WHAT TO DO:
Print, word for word, every line from the beginning of the listing up to and including the line with "Chart.register(...registerables);". Pictures are to be excluded.

SUPPLIED DATA:
[BEGIN]

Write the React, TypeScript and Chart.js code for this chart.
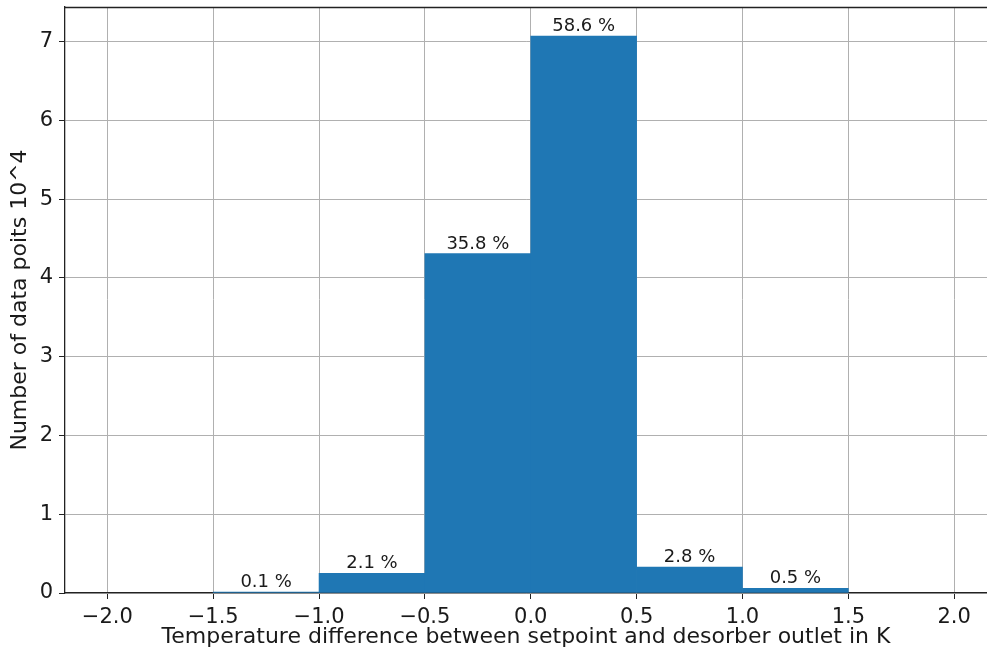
import React, { useEffect, useRef } from "react";
import { Chart, registerables } from "chart.js";

Chart.register(...registerables);

const binCenters = [-1.25, -0.75, -0.25, 0.25, 0.75, 1.25];
const counts = [0.012, 0.25, 4.31, 7.07, 0.33, 0.06];
const percentLabels = ["0.1 %", "2.1 %", "35.8 %", "58.6 %", "2.8 %", "0.5 %"];
const xTickValues = [-2.0, -1.5, -1.0, -0.5, 0.0, 0.5, 1.0, 1.5, 2.0];
const xTickLabels = ["\u22122.0", "\u22121.5", "\u22121.0", "\u22120.5", "0.0", "0.5", "1.0", "1.5", "2.0"];
const yTickValues = [0, 1, 2, 3, 4, 5, 6, 7];
const yTickLabels = ["0", "1", "2", "3", "4", "5", "6", "7"];
const xTitle = "Temperature difference between setpoint and desorber outlet in K";
const yTitle = "Number of data poits 10^4";

const FONT = "'DejaVu Sans', sans-serif";
const TEXT = "#1a1a1a";

export default function App() {
  const ref = useRef<HTMLCanvasElement | null>(null);

  useEffect(() => {
    if (!ref.current) return;
    const labelPlugin = {
      id: "barLabels",
      afterDraw(chart: any) {
        const ctx = chart.ctx;
        const meta = chart.getDatasetMeta(0);
        ctx.save();
        ctx.font = `18px ${FONT}`;
        ctx.fillStyle = TEXT;
        ctx.textAlign = "center";
        ctx.textBaseline = "alphabetic";
        meta.data.forEach((bar: any, i: number) => {
          ctx.fillText(percentLabels[i], bar.x, bar.y - 5);
        });
        const a = chart.chartArea;
        ctx.strokeStyle = "#222";
        ctx.lineWidth = 1.3;
        ctx.beginPath();
        ctx.moveTo(a.left, a.top + 0.5);
        ctx.lineTo(a.right, a.top + 0.5);
        ctx.stroke();
        ctx.restore();
      },
    };

    const chart = new Chart(ref.current, {
      type: "bar",
      data: {
        datasets: [
          {
            data: binCenters.map((x, i) => ({ x, y: counts[i] })),
            backgroundColor: "#1f77b4",
            borderWidth: 0,
            barPercentage: 1,
            categoryPercentage: 1,
          },
        ],
      },
      options: {
        responsive: false,
        animation: false,
        layout: { padding: { top: 7, right: 0, left: 0, bottom: 0 } },
        plugins: { legend: { display: false }, tooltip: { enabled: false } },
        scales: {
          x: {
            type: "linear",
            min: -2.2,
            max: 2.155,
            offset: false,
            z: 1,
            afterBuildTicks: (s: any) => {
              s.ticks = xTickValues.map((v) => ({ value: v }));
            },
            afterFit: (s: any) => {
              s.height = 59;
              s.paddingLeft = 0;
              s.paddingRight = 0;
              s.paddingTop = 0;
              s.paddingBottom = 0;
            },
            grid: {
              offset: false,
              color: "#b0b0b0",
              lineWidth: 1,
              tickColor: "#222",
              tickLength: 6,
            },
            border: { color: "#222", width: 1.3 },
            ticks: {
              padding: 6,
              color: TEXT,
              font: { family: FONT, size: 21 },
              maxRotation: 0,
              autoSkip: false,
              callback: (v: any) => {
                const i = xTickValues.findIndex((t) => Math.abs(t - Number(v)) < 1e-9);
                return i >= 0 ? xTickLabels[i] : "";
              },
            },
            title: {
              display: true,
              text: xTitle,
              color: TEXT,
              font: { family: FONT, size: 22 },
              padding: { top: 0, bottom: 2 },
            },
          },
          y: {
            min: 0,
            max: 7.44,
            z: 1,
            afterBuildTicks: (s: any) => {
              s.ticks = yTickValues.map((v) => ({ value: v }));
            },
            afterFit: (s: any) => {
              s.width = 65;
              s.paddingLeft = 0;
              s.paddingRight = 0;
              s.paddingTop = 0;
              s.paddingBottom = 0;
            },
            grid: {
              color: "#b0b0b0",
              lineWidth: 1,
              tickColor: "#222",
              tickLength: 6,
            },
            border: { color: "#222", width: 1.3 },
            ticks: {
              padding: 6,
              color: TEXT,
              font: { family: FONT, size: 21 },
              autoSkip: false,
              callback: (v: any) => {
                const i = yTickValues.findIndex((t) => Math.abs(t - Number(v)) < 1e-9);
                return i >= 0 ? yTickLabels[i] : "";
              },
            },
            title: {
              display: true,
              text: yTitle,
              color: TEXT,
              font: { family: FONT, size: 22 },
              padding: { top: 7, bottom: 0 },
            },
          },
        },
      } as any,
      plugins: [labelPlugin],
    });
    return () => chart.destroy();
  }, []);

  return (
    <div style={{ position: "fixed", left: 0, top: 0, width: 987, height: 652, background: "#fff" }}>
      <canvas ref={ref} width={987} height={652} style={{ display: "block" }} />
    </div>
  );
}
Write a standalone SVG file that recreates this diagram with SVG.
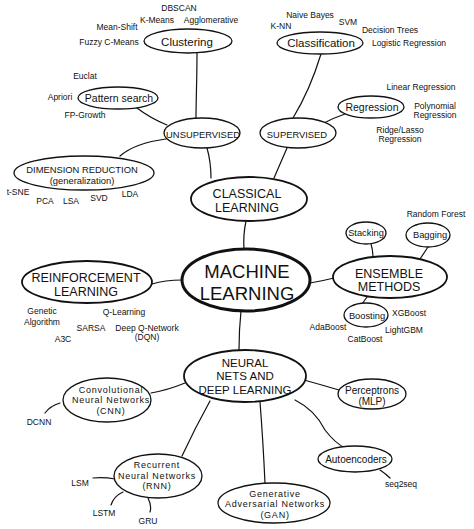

[END]

ANSWER TO THIS EXERCISE:
Write the React, TypeScript and Chart.js code for this chart.
import React, { useEffect, useRef } from "react";
import { Chart, registerables } from "chart.js";

Chart.register(...registerables);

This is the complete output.